◆ WHAT TO PRODUCE: Restate each line of the listing exactly, without carrying over any pictures.
== EXTRACTED INFORMATION
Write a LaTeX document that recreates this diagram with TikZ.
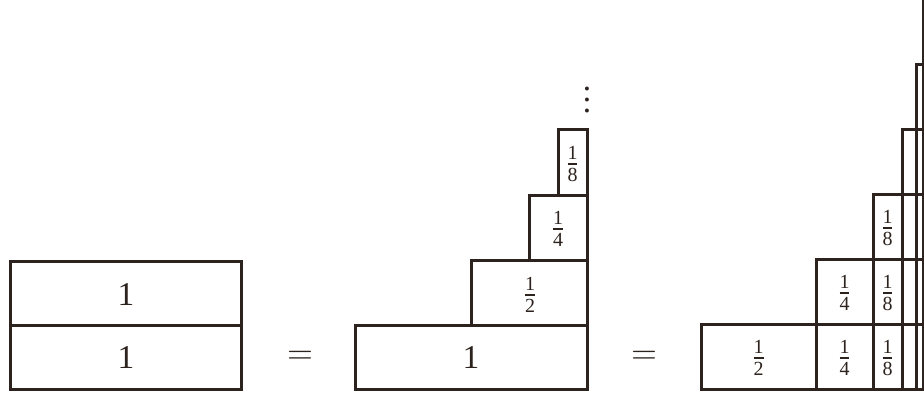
\documentclass[tikz,border=0pt]{standalone}
\usepackage{fontspec}
\setmainfont{Liberation Serif}
\definecolor{inkc}{RGB}{45,35,30}
\newcommand\fr[2]{{\fontsize{8}{10}\selectfont$\frac{\mathrm{#1}}{\mathrm{#2}}$}}
\newcommand\myvdots{\vbox{\baselineskip3.2pt\lineskiplimit-10pt\hbox{.}\hbox{.}\hbox{.}}}
\begin{document}
\begin{tikzpicture}[x=0.3pt,y=-0.3pt,line width=0.9pt,
  ink/.style={draw=inkc},
  lab/.style={inner sep=0pt,text=inkc,font=\fontsize{10}{12}\selectfont}]
\useasboundingbox (0,0) rectangle (924,399);
\clip (0,0) rectangle (924,399);
% left figure
\draw[ink] (11,262) rectangle (241,390);
\draw[ink] (11,326) -- (241,326);
\node[lab] (l1) at (126,295) {1};
\node[lab] (l2) at (126,358) {1};
% equals signs
\node[lab] (eq1) at (300,357) {$=$};
\node[lab] (eq2) at (644,357) {$=$};
% middle figure
\draw[ink] (355,326) rectangle (587,390);
\draw[ink] (471,261) rectangle (587,326);
\draw[ink] (529,196) rectangle (587,261);
\draw[ink] (558,130) rectangle (587,196);
\node[lab] (m1) at (471,358) {1};
\node[lab] (m2) at (530,295) {\fr{1}{2}};
\node[lab] (m4) at (558,229) {\fr{1}{4}};
\node[lab] (m8) at (572.5,164) {\fr{1}{8}};
\node[lab] (dots) at (587,100) {\myvdots};
% right figure
\foreach \j in {0,...,8} {
  \pgfmathsetmacro\xa{701+230*(1-2^(-\j))}
  \pgfmathsetmacro\xb{701+230*(1-2^(-\j-1))}
  \foreach \k in {0,...,\j} {
    \draw[ink] (\xa,{390-65*\k}) rectangle (\xb,{390-65*(\k+1)});
  }
}
\node[lab] (r00) at (758.5,358) {\fr{1}{2}};
\node[lab] (r10) at (844.5,358) {\fr{1}{4}};
\node[lab] (r11) at (844.5,293) {\fr{1}{4}};
\node[lab] (r20) at (887.5,358) {\fr{1}{8}};
\node[lab] (r21) at (887.5,293) {\fr{1}{8}};
\node[lab] (r22) at (887.5,228) {\fr{1}{8}};
\end{tikzpicture}
\end{document}
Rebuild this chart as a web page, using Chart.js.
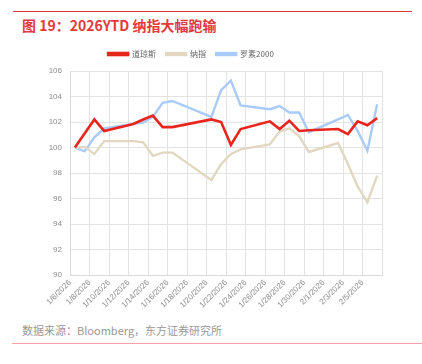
<!DOCTYPE html>
<html>
<head>
<meta charset="utf-8">
<script src="https://cdn.jsdelivr.net/npm/chart.js@4/dist/chart.umd.min.js"></script>
<style>
  body { margin: 0; width: 422px; height: 364px; background: #fff; position: relative; overflow: hidden;
         font-family: "Noto Sans CJK SC", "Liberation Sans", sans-serif; }
  .top-line { position: absolute; left: 13px; right: 10px; top: 11px; height: 1px; background: #e4393c; }
  .title { position: absolute; left: 22px; top: 15px; font-size: 14px; font-weight: bold; color: #e4393c; }
  .wrap { position: absolute; left: 0; top: 40px; width: 422px; height: 275px; }
  .source { position: absolute; left: 22px; top: 322px; font-size: 11px; color: #999; }
  .bottom-line { position: absolute; left: 12px; right: 0; top: 343px; height: 1px; background: #f4a3a3; }
</style>
</head>
<body>
<div class="top-line"></div>
<div class="title">图 19：2026YTD 纳指大幅跑输</div>
<div class="wrap"><canvas id="chart"></canvas></div>
<div class="source">数据来源：Bloomberg，东方证券研究所</div>
<div class="bottom-line"></div>
<script>
// 交易日
const dates = ['2026-01-06', '2026-01-07', '2026-01-08', '2026-01-09', '2026-01-12', '2026-01-13',
    '2026-01-14', '2026-01-15', '2026-01-16', '2026-01-20', '2026-01-21', '2026-01-22', '2026-01-23',
    '2026-01-26', '2026-01-27', '2026-01-28', '2026-01-29', '2026-01-30', '2026-02-02', '2026-02-03',
    '2026-02-04', '2026-02-05', '2026-02-06'];

// 道琼斯
const dow = [100, 101.1, 102.2, 101.3, 101.85, 102.2, 102.5, 101.6, 101.6, 102.2, 102.0, 100.2,
    101.45, 102.05, 101.45, 102.1, 101.3, 101.35, 101.45, 101.05, 102.05, 101.75, 102.3];

// 纳指
const nasdaq = [100, 100.05, 99.5, 100.5, 100.5, 100.4, 99.35, 99.6, 99.6, 97.45, 98.7, 99.5,
    99.85, 100.25, 101.25, 101.5, 100.9, 99.65, 100.35, 98.7, 96.95, 95.7, 97.8];

// 罗素2000
const russell = [100, 99.7, 100.8, 101.5, 101.85, 101.95, 102.4, 103.5, 103.65, 102.4, 104.5, 105.25,
    103.3, 103.0, 103.25, 102.75, 102.75, 101.2, 102.2, 102.55, 101.3, 99.75, 103.4];

const seriesNames = ['道琼斯', '纳指', '罗素2000'];
const seriesColors = ['#e8251d', '#e2d8c2', '#a9cbfb'];

const startDate = new Date('2026-01-06T00:00:00');
const DAY = 864e5;

// 日期轴：每个交易日落在当天格子的中间
function toPoints(values) {
    return values.map((v, i) => ({
        x: (new Date(dates[i] + 'T00:00:00') - startDate) / DAY + 0.5,
        y: v
    }));
}

function dayLabel(n) {
    const d = new Date(startDate.getTime() + n * DAY);
    return `${d.getMonth() + 1}/${d.getDate()}/${d.getFullYear()}`;
}

// 图例下方多留一点空隙
const legendGap = {
    id: 'legendGap',
    beforeInit(chart) {
        const fit = chart.legend.fit;
        chart.legend.fit = function () {
            fit.call(this);
            this.height += 3;
        };
    }
};

const seriesData = [dow, nasdaq, russell];

new Chart(document.getElementById('chart'), {
    type: 'line',
    data: {
        datasets: seriesData.map((vals, i) => ({
            label: seriesNames[i],
            data: toPoints(vals),
            borderColor: seriesColors[i],
            backgroundColor: seriesColors[i],
            borderWidth: i === 0 ? 2.6 : 2.4,
            tension: 0,
            pointRadius: 0,
            fill: false
        }))
    },
    options: {
        responsive: true,
        maintainAspectRatio: false,
        animation: false,
        layout: { padding: { left: 0, right: 40, top: 0, bottom: 0 } },
        plugins: {
            legend: {
                position: 'top',
                labels: {
                    boxWidth: 20,
                    boxHeight: 2,
                    padding: 10,
                    color: '#666',
                    font: { size: 8, family: '"Noto Sans CJK SC", sans-serif' }
                }
            },
            tooltip: { enabled: false }
        },
        scales: {
            x: {
                type: 'linear',
                min: 0,
                max: 32,
                ticks: {
                    stepSize: 2,
                    maxRotation: 45,
                    minRotation: 45,
                    color: '#8c8c8c',
                    font: { size: 8, family: '"Liberation Sans", sans-serif' },
                    callback: (v) => v < 32 ? dayLabel(v) : ''
                },
                grid: { color: '#e3e3e3', lineWidth: 1, drawTicks: false },
                border: { color: '#d9d9d9' },
                afterFit: (s) => { s.height = 40; }
            },
            y: {
                min: 90,
                max: 106,
                ticks: {
                    stepSize: 2,
                    color: '#8c8c8c',
                    padding: 8,
                    font: { size: 8, family: '"Liberation Sans", sans-serif' }
                },
                grid: { color: '#e3e3e3', lineWidth: 1, drawTicks: false },
                border: { color: '#d9d9d9' },
                afterFit: (s) => { s.width = 70; }
            }
        }
    },
    plugins: [legendGap]
});
</script>
</body>
</html>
====
◆ FINAL RESULT:
Write a LaTeX document that recreates this diagram with TikZ.
\documentclass[tikz,border=0pt]{standalone}
\usepackage{fontspec}
\setmainfont{Liberation Serif}
\definecolor{inkc}{RGB}{45,35,30}
\newcommand\fr[2]{{\fontsize{8}{10}\selectfont$\frac{\mathrm{#1}}{\mathrm{#2}}$}}
\newcommand\myvdots{\vbox{\baselineskip3.2pt\lineskiplimit-10pt\hbox{.}\hbox{.}\hbox{.}}}
\begin{document}
\begin{tikzpicture}[x=0.3pt,y=-0.3pt,line width=0.9pt,
  ink/.style={draw=inkc},
  lab/.style={inner sep=0pt,text=inkc,font=\fontsize{10}{12}\selectfont}]
\useasboundingbox (0,0) rectangle (924,399);
\clip (0,0) rectangle (924,399);
% left figure
\draw[ink] (11,262) rectangle (241,390);
\draw[ink] (11,326) -- (241,326);
\node[lab] (l1) at (126,295) {1};
\node[lab] (l2) at (126,358) {1};
% equals signs
\node[lab] (eq1) at (300,357) {$=$};
\node[lab] (eq2) at (644,357) {$=$};
% middle figure
\draw[ink] (355,326) rectangle (587,390);
\draw[ink] (471,261) rectangle (587,326);
\draw[ink] (529,196) rectangle (587,261);
\draw[ink] (558,130) rectangle (587,196);
\node[lab] (m1) at (471,358) {1};
\node[lab] (m2) at (530,295) {\fr{1}{2}};
\node[lab] (m4) at (558,229) {\fr{1}{4}};
\node[lab] (m8) at (572.5,164) {\fr{1}{8}};
\node[lab] (dots) at (587,100) {\myvdots};
% right figure
\foreach \j in {0,...,8} {
  \pgfmathsetmacro\xa{701+230*(1-2^(-\j))}
  \pgfmathsetmacro\xb{701+230*(1-2^(-\j-1))}
  \foreach \k in {0,...,\j} {
    \draw[ink] (\xa,{390-65*\k}) rectangle (\xb,{390-65*(\k+1)});
  }
}
\node[lab] (r00) at (758.5,358) {\fr{1}{2}};
\node[lab] (r10) at (844.5,358) {\fr{1}{4}};
\node[lab] (r11) at (844.5,293) {\fr{1}{4}};
\node[lab] (r20) at (887.5,358) {\fr{1}{8}};
\node[lab] (r21) at (887.5,293) {\fr{1}{8}};
\node[lab] (r22) at (887.5,228) {\fr{1}{8}};
\end{tikzpicture}
\end{document}
Rebuild this chart as a web page, using Chart.js.
<!DOCTYPE html>
<html>
<head>
<meta charset="utf-8">
<script src="https://cdn.jsdelivr.net/npm/chart.js@4/dist/chart.umd.min.js"></script>
<style>
  body { margin: 0; width: 422px; height: 364px; background: #fff; position: relative; overflow: hidden;
         font-family: "Noto Sans CJK SC", "Liberation Sans", sans-serif; }
  .top-line { position: absolute; left: 13px; right: 10px; top: 11px; height: 1px; background: #e4393c; }
  .title { position: absolute; left: 22px; top: 15px; font-size: 14px; font-weight: bold; color: #e4393c; }
  .wrap { position: absolute; left: 0; top: 40px; width: 422px; height: 275px; }
  .source { position: absolute; left: 22px; top: 322px; font-size: 11px; color: #999; }
  .bottom-line { position: absolute; left: 12px; right: 0; top: 343px; height: 1px; background: #f4a3a3; }
</style>
</head>
<body>
<div class="top-line"></div>
<div class="title">图 19：2026YTD 纳指大幅跑输</div>
<div class="wrap"><canvas id="chart"></canvas></div>
<div class="source">数据来源：Bloomberg，东方证券研究所</div>
<div class="bottom-line"></div>
<script>
// 交易日
const dates = ['2026-01-06', '2026-01-07', '2026-01-08', '2026-01-09', '2026-01-12', '2026-01-13',
    '2026-01-14', '2026-01-15', '2026-01-16', '2026-01-20', '2026-01-21', '2026-01-22', '2026-01-23',
    '2026-01-26', '2026-01-27', '2026-01-28', '2026-01-29', '2026-01-30', '2026-02-02', '2026-02-03',
    '2026-02-04', '2026-02-05', '2026-02-06'];

// 道琼斯
const dow = [100, 101.1, 102.2, 101.3, 101.85, 102.2, 102.5, 101.6, 101.6, 102.2, 102.0, 100.2,
    101.45, 102.05, 101.45, 102.1, 101.3, 101.35, 101.45, 101.05, 102.05, 101.75, 102.3];

// 纳指
const nasdaq = [100, 100.05, 99.5, 100.5, 100.5, 100.4, 99.35, 99.6, 99.6, 97.45, 98.7, 99.5,
    99.85, 100.25, 101.25, 101.5, 100.9, 99.65, 100.35, 98.7, 96.95, 95.7, 97.8];

// 罗素2000
const russell = [100, 99.7, 100.8, 101.5, 101.85, 101.95, 102.4, 103.5, 103.65, 102.4, 104.5, 105.25,
    103.3, 103.0, 103.25, 102.75, 102.75, 101.2, 102.2, 102.55, 101.3, 99.75, 103.4];

const seriesNames = ['道琼斯', '纳指', '罗素2000'];
const seriesColors = ['#e8251d', '#e2d8c2', '#a9cbfb'];

const startDate = new Date('2026-01-06T00:00:00');
const DAY = 864e5;

// 日期轴：每个交易日落在当天格子的中间
function toPoints(values) {
    return values.map((v, i) => ({
        x: (new Date(dates[i] + 'T00:00:00') - startDate) / DAY + 0.5,
        y: v
    }));
}

function dayLabel(n) {
    const d = new Date(startDate.getTime() + n * DAY);
    return `${d.getMonth() + 1}/${d.getDate()}/${d.getFullYear()}`;
}

// 图例下方多留一点空隙
const legendGap = {
    id: 'legendGap',
    beforeInit(chart) {
        const fit = chart.legend.fit;
        chart.legend.fit = function () {
            fit.call(this);
            this.height += 3;
        };
    }
};

const seriesData = [dow, nasdaq, russell];

new Chart(document.getElementById('chart'), {
    type: 'line',
    data: {
        datasets: seriesData.map((vals, i) => ({
            label: seriesNames[i],
            data: toPoints(vals),
            borderColor: seriesColors[i],
            backgroundColor: seriesColors[i],
            borderWidth: i === 0 ? 2.6 : 2.4,
            tension: 0,
            pointRadius: 0,
            fill: false
        }))
    },
    options: {
        responsive: true,
        maintainAspectRatio: false,
        animation: false,
        layout: { padding: { left: 0, right: 40, top: 0, bottom: 0 } },
        plugins: {
            legend: {
                position: 'top',
                labels: {
                    boxWidth: 20,
                    boxHeight: 2,
                    padding: 10,
                    color: '#666',
                    font: { size: 8, family: '"Noto Sans CJK SC", sans-serif' }
                }
            },
            tooltip: { enabled: false }
        },
        scales: {
            x: {
                type: 'linear',
                min: 0,
                max: 32,
                ticks: {
                    stepSize: 2,
                    maxRotation: 45,
                    minRotation: 45,
                    color: '#8c8c8c',
                    font: { size: 8, family: '"Liberation Sans", sans-serif' },
                    callback: (v) => v < 32 ? dayLabel(v) : ''
                },
                grid: { color: '#e3e3e3', lineWidth: 1, drawTicks: false },
                border: { color: '#d9d9d9' },
                afterFit: (s) => { s.height = 40; }
            },
            y: {
                min: 90,
                max: 106,
                ticks: {
                    stepSize: 2,
                    color: '#8c8c8c',
                    padding: 8,
                    font: { size: 8, family: '"Liberation Sans", sans-serif' }
                },
                grid: { color: '#e3e3e3', lineWidth: 1, drawTicks: false },
                border: { color: '#d9d9d9' },
                afterFit: (s) => { s.width = 70; }
            }
        }
    },
    plugins: [legendGap]
});
</script>
</body>
</html>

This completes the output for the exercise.